-I often eat pudding cups with a fork because I'm too lazy to get up and get a spoon. If I have a spoon on my desk, I'll use it though. #lazy
-I have a friend who is going through a very difficult time and I've been thinking about her constantly and I wish I could do something for her, but she's so far away I'm not sure what I'd be able to do.
-Due to this past weekend being a long weekend, I thought Tuesday was Monday and it took me 3 times to remind myself that this morning was confessions day and I didn't have my post drafted yet...
-It will probably be a while before we host another fish night. Holy shit that was expensive.
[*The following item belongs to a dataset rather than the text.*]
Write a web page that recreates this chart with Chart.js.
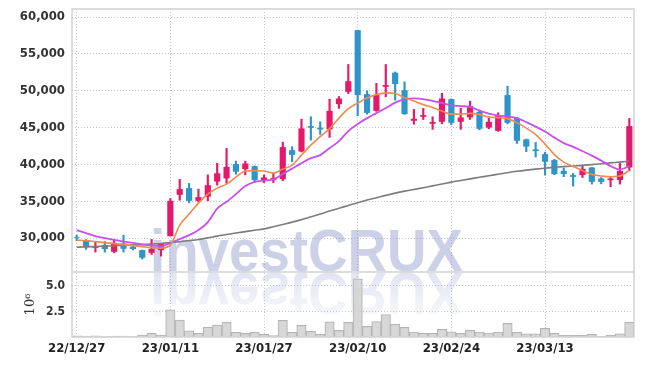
<!DOCTYPE html>
<html>
<head>
<meta charset="utf-8">
<script src="https://cdn.jsdelivr.net/npm/chart.js@4.4.0/dist/chart.umd.min.js"></script>
<style>
  html, body { margin: 0; padding: 0; background: #fff; }
  #chart { display: block; }
</style>
</head>
<body>
<canvas id="chart" width="645" height="366"></canvas>
<script>
"use strict";

// Data

let dates = [
  "22/12/27", "22/12/28", "22/12/29", "23/01/02", "23/01/03", "23/01/04", "23/01/05", "23/01/06", "23/01/09", "23/01/10",
  "23/01/11", "23/01/12", "23/01/13", "23/01/16", "23/01/17", "23/01/18", "23/01/19", "23/01/20", "23/01/25", "23/01/26",
  "23/01/27", "23/01/30", "23/01/31", "23/02/01", "23/02/02", "23/02/03", "23/02/06", "23/02/07", "23/02/08", "23/02/09",
  "23/02/10", "23/02/13", "23/02/14", "23/02/15", "23/02/16", "23/02/17", "23/02/20", "23/02/21", "23/02/22", "23/02/23",
  "23/02/24", "23/02/27", "23/02/28", "23/03/02", "23/03/03", "23/03/06", "23/03/07", "23/03/08", "23/03/09", "23/03/10",
  "23/03/13", "23/03/14", "23/03/15", "23/03/16", "23/03/17", "23/03/20", "23/03/21", "23/03/22", "23/03/23", "23/03/24",
];

let opens = [
  30150, 29730, 28680, 29050, 28140, 29280, 28820, 28370, 28000, 28370,
  30270, 35880, 36790, 35060, 35630, 37670, 38100, 40040, 39360, 39770,
  37870, 37870, 38000, 41940, 41750, 45200, 44980, 44760, 48180, 49860,
  58230, 49540, 47270, 50540, 52450, 50090, 45930, 46470, 45520, 45790,
  48860, 45790, 46380, 47140, 45000, 44560, 49410, 46330, 43400, 42040,
  41400, 40590, 39130, 38550, 38550, 39590, 38090, 37870, 37870, 39590,
];

let highs = [
  30400, 29800, 29540, 29540, 29820, 30400, 29140, 28400, 29820, 29280,
  35380, 37970, 37430, 36650, 38580, 40160, 42170, 40450, 40450, 39800,
  38580, 38860, 43030, 42400, 46150, 46470, 45790, 48860, 49220, 53570,
  58230, 50000, 51000, 53570, 52560, 51210, 47470, 47600, 46470, 49660,
  48900, 47630, 48590, 47370, 46330, 47010, 50630, 46400, 43450, 42990,
  41670, 40700, 39500, 38780, 39770, 39600, 38230, 38320, 40130, 46240,
];

let lows = [
  29650, 28470, 28100, 28100, 28000, 28100, 28400, 27150, 27780, 27560,
  30270, 35150, 34790, 34900, 35060, 37190, 37430, 38670, 38580, 37560,
  37530, 37530, 37780, 40370, 41700, 43300, 44070, 43670, 47600, 49610,
  46600, 46820, 47200, 49180, 48730, 46800, 45470, 46100, 44760, 45520,
  45400, 44760, 46110, 44700, 44840, 44500, 45500, 42850, 41740, 41000,
  38550, 38600, 38340, 37060, 38230, 37330, 37370, 36970, 37330, 39130,
];

let closes = [
  30050, 28740, 28910, 28510, 29360, 28550, 28510, 27330, 28550, 29280,
  35060, 36650, 35060, 35560, 37190, 38800, 39680, 39010, 40130, 37870,
  38230, 38140, 42350, 41300, 44890, 44980, 44760, 47270, 48950, 51300,
  49410, 47000, 49410, 50770, 50910, 46830, 46200, 46700, 45750, 48950,
  45650, 46380, 47910, 44840, 45790, 46560, 45650, 43210, 42420, 41810,
  40360, 38690, 38690, 38320, 39410, 37640, 37640, 38090, 39130, 45200,
];

// volume, in millions of shares
let volumes = [
  0.12, 0.10, 0.12, 0.03, 0.10, 0.10, 0.03, 0.20, 0.35, 0.20,
  2.65, 1.65, 0.60, 0.35, 0.95, 1.17, 1.46, 0.46, 0.35, 0.46,
  0.26, 0.13, 1.62, 0.46, 1.14, 0.55, 0.26, 1.49, 0.65, 1.43,
  5.70, 1.04, 1.52, 2.20, 1.26, 0.94, 0.49, 0.36, 0.36, 0.75,
  0.51, 0.36, 0.65, 0.49, 0.39, 0.49, 1.33, 0.46, 0.30, 0.30,
  0.84, 0.36, 0.16, 0.16, 0.16, 0.26, 0.06, 0.16, 0.30, 1.43,
];

// moving average lines as drawn (short / mid / long)
let maShort = [
  29730, 29660, 29520, 29390, 29250, 29120, 28980, 28850, 28710, 28640,
  29050, 31760, 33260, 34750, 35970, 36790, 37330, 38280, 39100, 39160,
  39100, 38820, 39370, 39910, 41270, 42620, 43780, 44860, 46290, 47580,
  48330, 49010, 49480, 49720, 49620, 49070, 48600, 48120, 47720, 47240,
  46830, 46830, 46930, 46760, 46430, 46360, 46220, 45680, 44930, 44050,
  42760, 41340, 40320, 39710, 39160, 38650, 38440, 38320, 38420, 39230,
];

let maMid = [
  31090, 30680, 30270, 30000, 29760, 29520, 29350, 29160, 28970, 28910,
  29320, 29860, 30410, 31090, 32170, 34000, 34930, 35970, 37060, 37640,
  37810, 37970, 38690, 39430, 40180, 40860, 41270, 42220, 43170, 44530,
  45480, 46290, 46970, 47650, 48390, 48840, 48960, 48870, 48640, 48330,
  48010, 47920, 47810, 47310, 46900, 46630, 46490, 46290, 45750, 45140,
  44460, 43640, 42900, 42390, 41810, 41200, 40520, 39770, 39300, 39770,
];

let maLong = [
  28760, 28820, 28860, 28910, 28970, 29010, 29060, 29120, 29200, 29270,
  29390, 29510, 29660, 29820, 30030, 30270, 30480, 30690, 30880, 31070,
  31250, 31550, 31860, 32170, 32510, 32890, 33260, 33670, 34050, 34430,
  34810, 35160, 35470, 35800, 36110, 36380, 36610, 36840, 37090, 37340,
  37600, 37820, 38040, 38250, 38470, 38670, 38880, 39070, 39230, 39370,
  39490, 39610, 39710, 39790, 39870, 39980, 40090, 40210, 40320, 40450,
];

let priceTicks = [30000, 35000, 40000, 45000, 50000, 55000, 60000];
let volumeTicks = [2.5, 5.0];

// Colours and fonts

let upColor = "#e4196a";
let downColor = "#2e95c8";
let gridColor = "#c3c7db";
let tickFamily = "'DejaVu Sans Condensed', 'Liberation Sans Narrow', sans-serif";
let tickFont = { family: tickFamily, size: 13, weight: "bold" };

function candleColor(ctx) {
  let i = ctx.dataIndex;
  return closes[i] >= opens[i] ? upColor : downColor;
}

let bodies = opens.map((o, i) => [o, closes[i]]);
let wicks = lows.map((l, i) => [l, highs[i]]);

// y axes: fixed width, no extra room above/below the labels
function fitLeftAxis(s) {
  s.width = 72;
  s.paddingTop = 0;
  s.paddingBottom = 0;
}

// Watermark text with its mirror image

let watermarkPlugin = {
  id: "watermark",
  beforeDatasetsDraw(chart) {
    let ctx = chart.ctx;
    let a = chart.chartArea;
    let mark = "investCRUX";
    ctx.save();
    ctx.beginPath();
    ctx.rect(a.left, a.top, a.width, a.height);
    ctx.clip();
    ctx.font = "bold 60px 'Liberation Sans', Arial, sans-serif";
    let w = ctx.measureText(mark).width;
    ctx.translate(150, 271);
    ctx.scale(313 / w, 1);
    ctx.fillStyle = "rgba(120, 135, 195, 0.38)";
    ctx.fillText(mark, 0, 0);
    ctx.translate(0, 2);
    ctx.scale(1, -1);
    let grad = ctx.createLinearGradient(0, 0, 0, -44);
    grad.addColorStop(0, "rgba(120, 135, 195, 0.22)");
    grad.addColorStop(1, "rgba(120, 135, 195, 0.06)");
    ctx.fillStyle = grad;
    ctx.fillText(mark, 0, 0);
    ctx.restore();
  },
};

// Frame round both panels

let framePlugin = {
  id: "frame",
  afterDraw(chart) {
    let ctx = chart.ctx;
    let a = chart.chartArea;
    let sep = chart.scales.y.bottom;
    ctx.save();
    ctx.strokeStyle = "#d2d2d2";
    ctx.lineWidth = 1.5;
    ctx.strokeRect(a.left, a.top, a.width, a.height);
    ctx.beginPath();
    ctx.moveTo(a.left, sep);
    ctx.lineTo(a.right, sep);
    ctx.stroke();
    ctx.restore();
  },
};

let ctx = document.getElementById("chart").getContext("2d");

let myChart = new Chart(ctx, {
  type: "bar",
  data: {
    labels: dates,
    datasets: [
      {
        type: "line",
        label: "MA short",
        data: maShort,
        yAxisID: "y",
        borderColor: "#f08a4e",
        borderWidth: 1.6,
        pointRadius: 0,
        cubicInterpolationMode: "monotone",
        order: 0,
      },
      {
        type: "line",
        label: "MA mid",
        data: maMid,
        yAxisID: "y",
        borderColor: "#c950ea",
        borderWidth: 1.8,
        pointRadius: 0,
        cubicInterpolationMode: "monotone",
        order: 0,
      },
      {
        type: "line",
        label: "MA long",
        data: maLong,
        yAxisID: "y",
        borderColor: "#7d7d7d",
        borderWidth: 1.6,
        pointRadius: 0,
        cubicInterpolationMode: "monotone",
        order: 1,
      },
      {
        label: "body",
        data: bodies,
        yAxisID: "y",
        grouped: false,
        backgroundColor: candleColor,
        borderWidth: 0,
        barPercentage: 0.66,
        categoryPercentage: 1,
        order: 2,
      },
      {
        label: "wick",
        data: wicks,
        yAxisID: "y",
        grouped: false,
        backgroundColor: candleColor,
        borderWidth: 0,
        barThickness: 1.5,
        order: 3,
      },
      {
        label: "volume",
        data: volumes,
        yAxisID: "yv",
        grouped: false,
        backgroundColor: "rgba(212, 212, 212, 0.9)",
        borderColor: "#b3b3b3",
        borderWidth: 1,
        barPercentage: 1,
        categoryPercentage: 1,
        order: 4,
      },
    ],
  },
  options: {
    responsive: false,
    animation: false,
    layout: { padding: { top: 9, right: 11, left: 0, bottom: 0 } },
    plugins: {
      legend: { display: false },
      tooltip: { enabled: false },
    },
    scales: {
      x: {
        offset: true,
        grid: {
          offset: false,
          drawTicks: false,
          color: (c) => (c.index % 10 === 0 ? gridColor : "rgba(0,0,0,0)"),
        },
        border: { display: false, dash: [1, 2] },
        ticks: {
          autoSkip: false,
          maxRotation: 0,
          padding: 4,
          color: "#222",
          font: tickFont,
          callback: (v, i) => (i % 10 === 0 ? dates[i] : ""),
        },
        afterFit: (s) => { s.height = 29; },
      },
      yv: {
        position: "left",
        stack: "panel",
        stackWeight: 65,
        min: 0,
        max: 6.36,
        afterBuildTicks: (s) => { s.ticks = volumeTicks.map((v) => ({ value: v })); },
        afterFit: fitLeftAxis,
        grid: { color: gridColor, drawTicks: false },
        border: { display: false, dash: [1, 2] },
        title: {
          display: true,
          text: "10\u2076",
          color: "#333",
          font: { family: "'DejaVu Serif', serif", size: 13 },
          padding: { top: 23, bottom: 0 },
        },
        ticks: {
          padding: 7,
          color: "#333",
          font: { family: tickFamily, size: 12, weight: "bold" },
          callback: (v) => v.toFixed(1),
        },
      },
      y: {
        position: "left",
        stack: "panel",
        stackWeight: 263,
        min: 25400,
        max: 61100,
        afterBuildTicks: (s) => { s.ticks = priceTicks.map((v) => ({ value: v })); },
        afterFit: fitLeftAxis,
        grid: { color: gridColor, drawTicks: false },
        border: { display: false, dash: [1, 2] },
        ticks: {
          padding: 7,
          color: "#333",
          font: tickFont,
          callback: (v) => v.toLocaleString("en-US"),
        },
      },
    },
  },
  plugins: [watermarkPlugin, framePlugin],
});
</script>
</body>
</html>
-I have been struggling with some of my own stuff recently. I don't know how to make "LOVE ME!" any more obvious, but I'm sure that being an asshole isn't going to do it. I struggle with the fact that I reflect how I'm treated no matter how lofty my goals are of treating others the way I want to be treated. There's only so many times I can be turned away before I shut down completely and stop caring at all. I know I'm dangerously close to that point though and all I can think of are these 2 images I've seen floating around on social media:
-Last year at this time, my longest relationship ever was ending and I was surprised and relieved. I almost feel like I need to do something to commemorate it, lol.
-It's crazy how much things stay the same, despite the passing of time.
-I'm OVER being ridiculed for being me.
-There's a difference between being together and being together.